George sent Konigsmarck off to fight against King Louis XIV and refused to allow him to come back on leave. Konigsmarck took the situation into his own hands. He deserted his post and rode back to Hanover. He was officially exiled for his pains, and was later to “disappear”. Many years later a spate of deathbed confessions from members of George’s household revealed that Countess Platen, one of Sophia’s attendants, and several guards, had all conspired to do away with the Count.
George’s fury with his wife knew no bounds. On one occasion he tried to strangle her, and horrified attendants had to pull him off. He divorced Sophia, but had her put under house-arrest at the Castle of Ahlden. Her children were forbidden to see her. Sophia was to stay there for over 30 years. In August 1726, Sophia Dorothea, now 60, became ill. On her deathbed she said she would curse George – who became King George I of England on the death of Queen Anne – from beyond the grave.
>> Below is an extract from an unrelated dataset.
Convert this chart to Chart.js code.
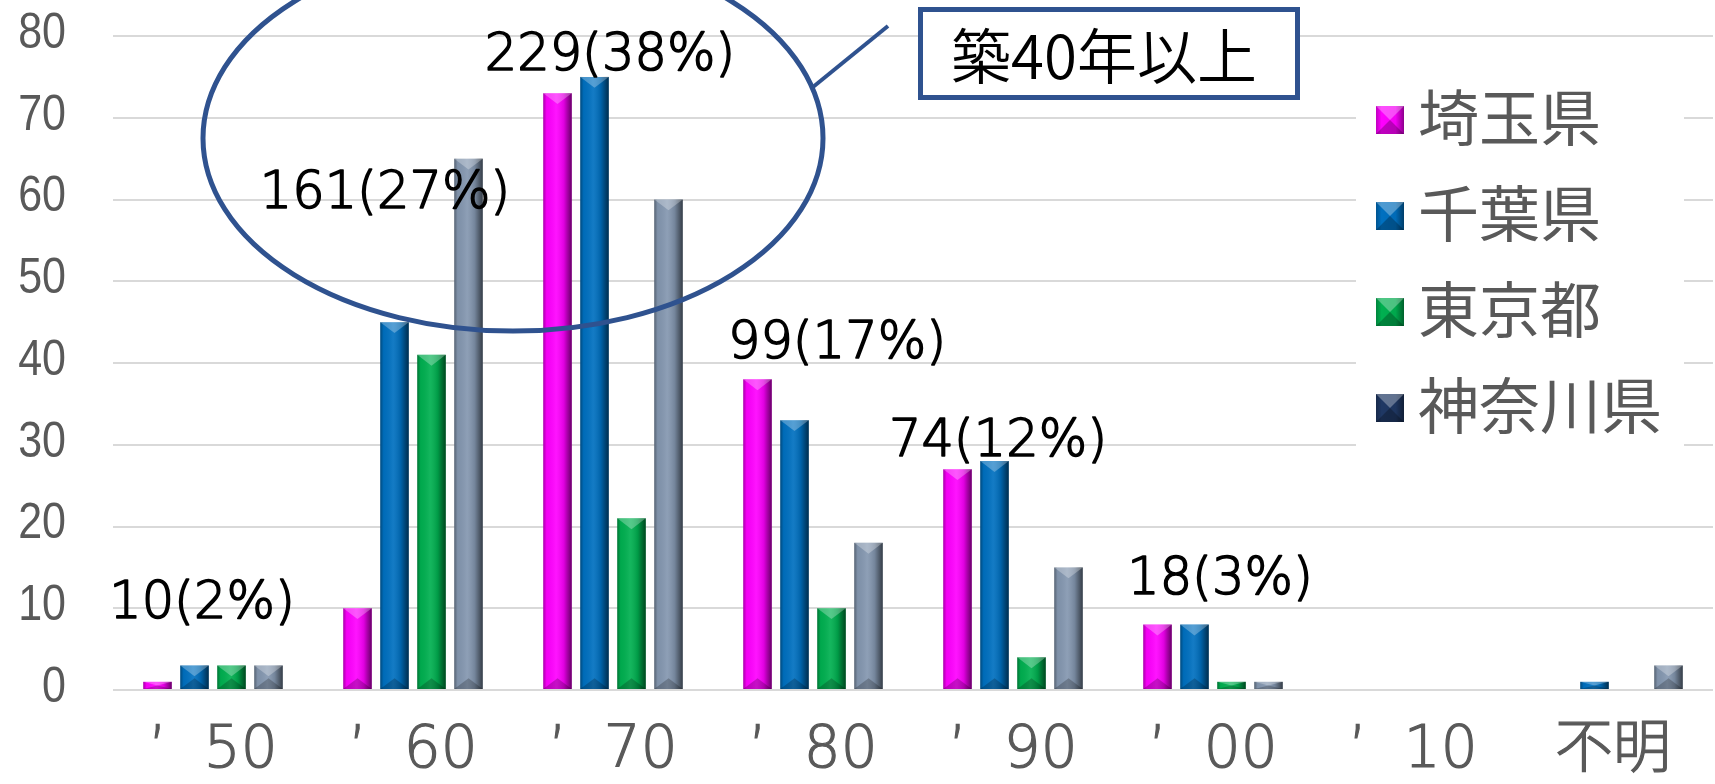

As an added gothic touch, her coffin was to stay in her bedchamber for 2 months, as the ground was too waterlogged to bury her.
King George’s spite hadn’t lessened with the years. He was a miserable monarch, who couldn’t be bothered to learn English, and was ridiculed by his new people for keeping ugly mistresses. He refused to let anyone mourn Sophia, and was said to be furious when he heard that some people at the Berlin court were wearing black in her memory. Melusine, one of George’s mistresses, said she had seen Sophia’s spirit flitting around, reincarnated as a little bird. She was soon to say the same about her royal lover.
Apparently a fortune-teller had predicted, decades earlier, that if George was responsible in any way for Sophia’s death then he would die too. The King was to die barely 4 weeks after his estranged wife’s deathbed curse. No one in England, (apart from perhaps Melusine who was said to knit little vests for a crow she befriended), missed him terribly much.